What is being asked: List each line of the data in which the string "LaTeX" appears.

Provided records:
-- start --
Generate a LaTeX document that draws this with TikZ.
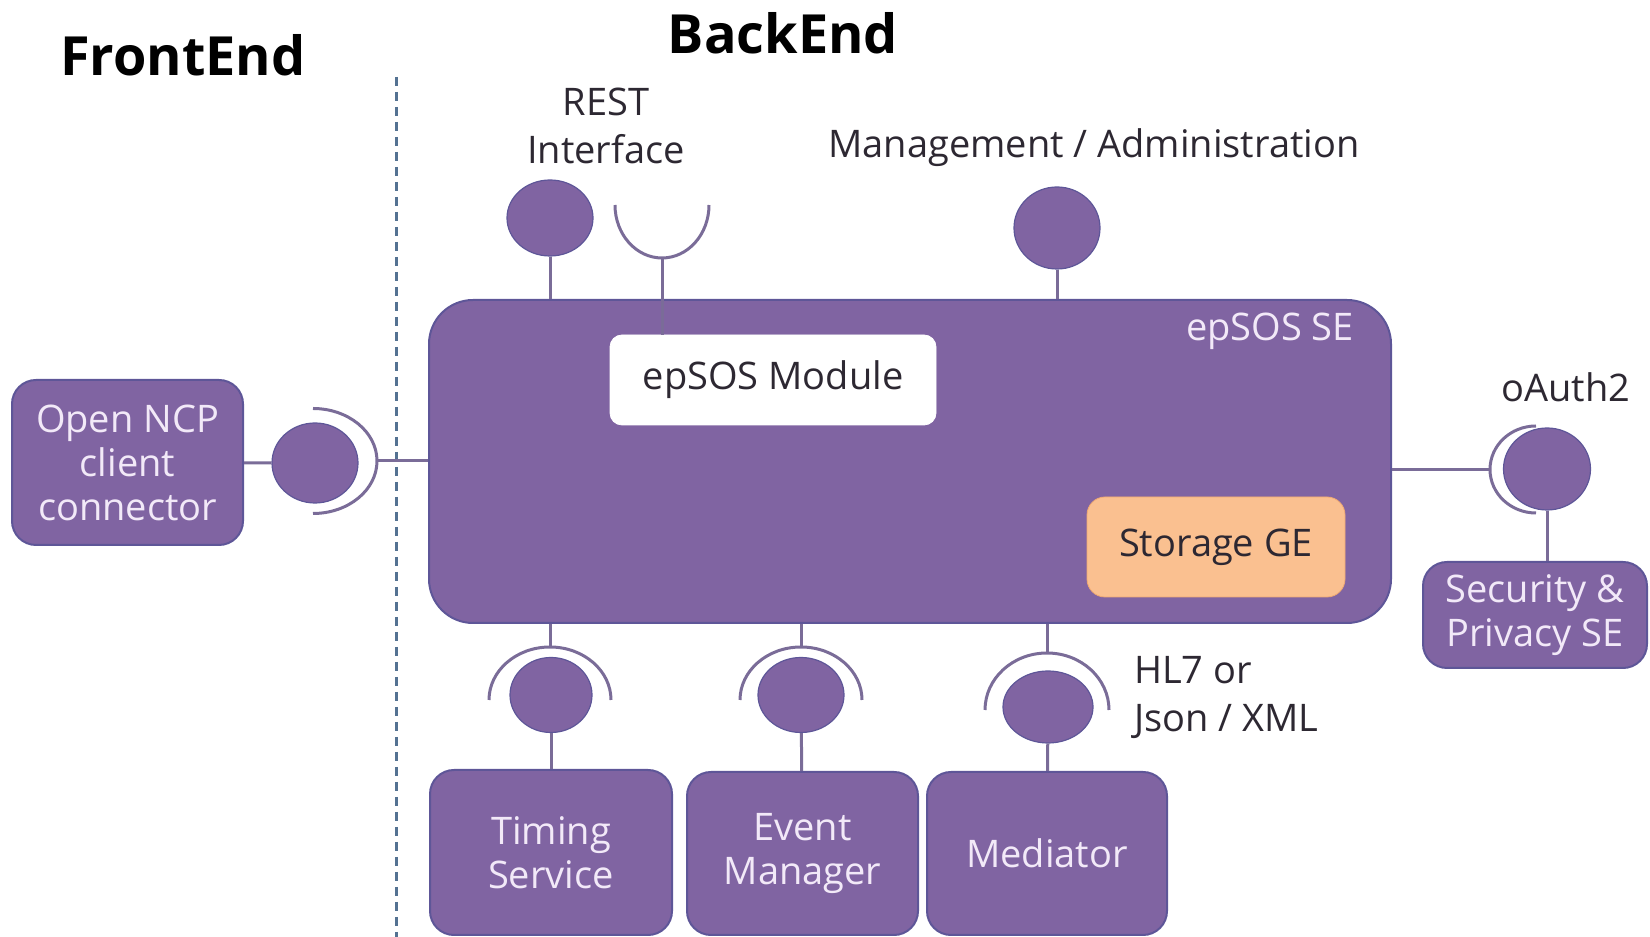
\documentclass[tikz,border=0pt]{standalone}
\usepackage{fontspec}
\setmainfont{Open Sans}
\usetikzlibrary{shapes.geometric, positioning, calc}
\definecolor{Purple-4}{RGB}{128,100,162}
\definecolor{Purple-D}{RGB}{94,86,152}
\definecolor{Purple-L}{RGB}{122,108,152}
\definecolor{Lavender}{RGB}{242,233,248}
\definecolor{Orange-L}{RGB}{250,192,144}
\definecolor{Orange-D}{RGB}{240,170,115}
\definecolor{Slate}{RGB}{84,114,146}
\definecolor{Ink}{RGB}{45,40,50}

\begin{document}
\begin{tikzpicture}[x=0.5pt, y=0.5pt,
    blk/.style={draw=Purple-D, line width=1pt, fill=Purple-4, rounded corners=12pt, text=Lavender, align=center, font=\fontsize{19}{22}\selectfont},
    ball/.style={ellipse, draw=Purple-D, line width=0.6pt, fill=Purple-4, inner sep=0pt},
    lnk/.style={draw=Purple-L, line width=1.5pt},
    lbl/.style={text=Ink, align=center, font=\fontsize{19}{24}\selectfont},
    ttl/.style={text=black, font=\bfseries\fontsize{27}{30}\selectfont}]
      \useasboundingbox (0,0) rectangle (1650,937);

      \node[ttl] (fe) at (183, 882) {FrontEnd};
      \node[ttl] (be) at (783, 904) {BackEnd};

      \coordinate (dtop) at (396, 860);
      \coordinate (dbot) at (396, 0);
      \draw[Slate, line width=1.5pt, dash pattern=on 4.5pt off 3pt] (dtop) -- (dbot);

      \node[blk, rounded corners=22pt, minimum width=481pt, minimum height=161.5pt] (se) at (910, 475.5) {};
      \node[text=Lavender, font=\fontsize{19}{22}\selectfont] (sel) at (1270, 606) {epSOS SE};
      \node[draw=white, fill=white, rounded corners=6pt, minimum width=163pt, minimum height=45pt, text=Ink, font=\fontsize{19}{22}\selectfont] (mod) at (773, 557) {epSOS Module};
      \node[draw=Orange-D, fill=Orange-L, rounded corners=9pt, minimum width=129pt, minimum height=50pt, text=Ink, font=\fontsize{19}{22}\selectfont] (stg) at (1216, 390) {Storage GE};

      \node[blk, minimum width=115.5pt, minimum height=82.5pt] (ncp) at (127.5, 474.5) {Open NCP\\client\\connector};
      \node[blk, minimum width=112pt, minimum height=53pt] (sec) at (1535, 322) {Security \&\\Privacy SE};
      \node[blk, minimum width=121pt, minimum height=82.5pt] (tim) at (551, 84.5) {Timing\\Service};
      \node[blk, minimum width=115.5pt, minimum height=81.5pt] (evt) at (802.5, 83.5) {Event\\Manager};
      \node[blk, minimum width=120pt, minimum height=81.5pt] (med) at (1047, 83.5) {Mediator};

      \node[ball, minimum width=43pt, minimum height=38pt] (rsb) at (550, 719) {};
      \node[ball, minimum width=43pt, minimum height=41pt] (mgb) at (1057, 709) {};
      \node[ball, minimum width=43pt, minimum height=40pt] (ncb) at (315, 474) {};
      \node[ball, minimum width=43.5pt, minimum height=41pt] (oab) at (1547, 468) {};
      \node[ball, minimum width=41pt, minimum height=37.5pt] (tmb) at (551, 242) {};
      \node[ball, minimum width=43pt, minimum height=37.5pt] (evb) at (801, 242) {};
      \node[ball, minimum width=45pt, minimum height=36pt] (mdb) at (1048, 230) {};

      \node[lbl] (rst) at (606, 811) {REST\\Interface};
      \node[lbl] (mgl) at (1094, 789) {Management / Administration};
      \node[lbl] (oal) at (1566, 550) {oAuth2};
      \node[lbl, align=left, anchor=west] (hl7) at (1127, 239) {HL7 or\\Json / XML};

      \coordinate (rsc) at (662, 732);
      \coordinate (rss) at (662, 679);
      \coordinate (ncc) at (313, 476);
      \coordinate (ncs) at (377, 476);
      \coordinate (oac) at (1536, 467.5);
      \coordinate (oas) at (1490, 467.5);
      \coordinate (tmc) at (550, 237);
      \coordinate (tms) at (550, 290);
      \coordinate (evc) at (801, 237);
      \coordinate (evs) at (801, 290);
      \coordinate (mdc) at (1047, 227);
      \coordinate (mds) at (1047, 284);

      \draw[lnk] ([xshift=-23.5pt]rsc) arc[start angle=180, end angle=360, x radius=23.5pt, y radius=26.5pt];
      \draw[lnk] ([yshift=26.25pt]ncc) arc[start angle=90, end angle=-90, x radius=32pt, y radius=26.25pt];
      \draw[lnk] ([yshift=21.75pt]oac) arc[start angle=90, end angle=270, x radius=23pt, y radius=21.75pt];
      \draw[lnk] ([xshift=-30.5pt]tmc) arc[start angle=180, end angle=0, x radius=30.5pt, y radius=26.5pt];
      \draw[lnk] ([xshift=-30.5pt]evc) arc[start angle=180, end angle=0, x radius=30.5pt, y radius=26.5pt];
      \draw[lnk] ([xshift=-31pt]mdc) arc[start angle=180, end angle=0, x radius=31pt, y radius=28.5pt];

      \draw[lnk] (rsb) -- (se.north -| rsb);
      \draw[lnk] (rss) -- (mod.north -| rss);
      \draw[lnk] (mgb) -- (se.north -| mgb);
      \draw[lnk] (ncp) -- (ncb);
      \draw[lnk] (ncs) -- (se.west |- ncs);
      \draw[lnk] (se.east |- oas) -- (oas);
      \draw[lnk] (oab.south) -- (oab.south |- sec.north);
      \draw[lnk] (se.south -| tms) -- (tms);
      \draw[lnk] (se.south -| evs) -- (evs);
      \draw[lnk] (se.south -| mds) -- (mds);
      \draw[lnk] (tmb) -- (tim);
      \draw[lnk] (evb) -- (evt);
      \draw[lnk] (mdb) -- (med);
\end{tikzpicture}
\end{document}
-- end --
-- start --
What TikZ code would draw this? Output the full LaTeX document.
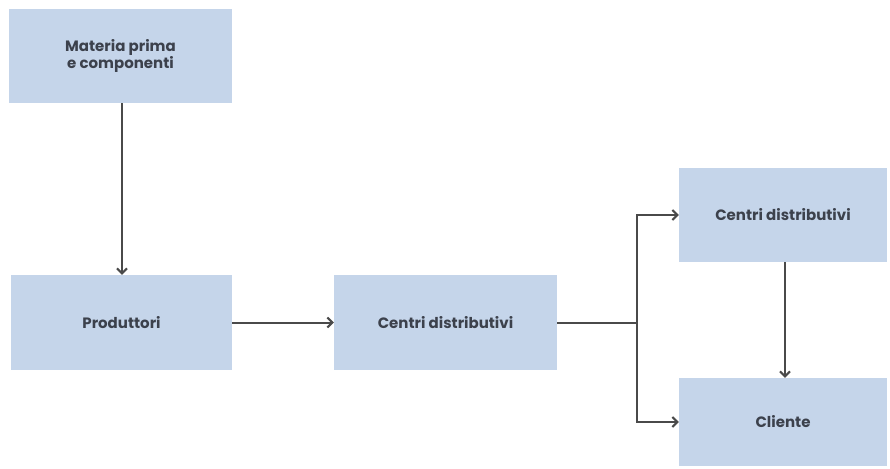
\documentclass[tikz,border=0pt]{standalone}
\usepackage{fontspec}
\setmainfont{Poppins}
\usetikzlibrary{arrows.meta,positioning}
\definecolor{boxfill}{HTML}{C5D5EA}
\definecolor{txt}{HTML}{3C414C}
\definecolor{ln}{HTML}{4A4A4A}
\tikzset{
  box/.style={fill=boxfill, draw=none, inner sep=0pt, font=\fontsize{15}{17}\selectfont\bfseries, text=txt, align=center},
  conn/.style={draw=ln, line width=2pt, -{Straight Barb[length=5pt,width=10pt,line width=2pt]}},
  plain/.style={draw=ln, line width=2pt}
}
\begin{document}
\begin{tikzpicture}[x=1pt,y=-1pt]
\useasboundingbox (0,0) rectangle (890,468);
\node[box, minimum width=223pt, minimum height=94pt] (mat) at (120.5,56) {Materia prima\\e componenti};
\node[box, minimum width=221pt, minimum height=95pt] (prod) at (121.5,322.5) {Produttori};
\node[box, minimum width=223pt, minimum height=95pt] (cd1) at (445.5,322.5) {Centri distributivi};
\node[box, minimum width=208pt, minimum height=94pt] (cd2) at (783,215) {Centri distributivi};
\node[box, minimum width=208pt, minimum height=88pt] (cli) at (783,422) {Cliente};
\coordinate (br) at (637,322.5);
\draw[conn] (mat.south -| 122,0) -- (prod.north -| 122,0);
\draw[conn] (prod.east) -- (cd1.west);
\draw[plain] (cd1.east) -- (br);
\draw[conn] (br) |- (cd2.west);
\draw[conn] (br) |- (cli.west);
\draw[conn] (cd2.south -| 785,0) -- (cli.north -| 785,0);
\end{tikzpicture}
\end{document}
-- end --
-- start --
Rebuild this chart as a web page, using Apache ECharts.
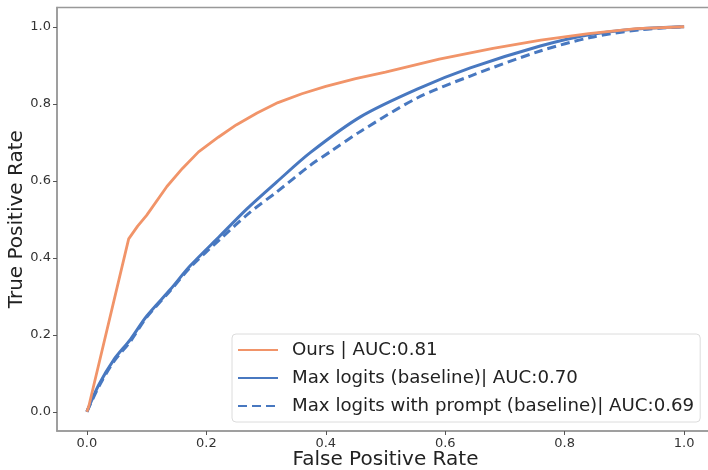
-- end --
Result:
Generate a LaTeX document that draws this with TikZ.
What TikZ code would draw this? Output the full LaTeX document.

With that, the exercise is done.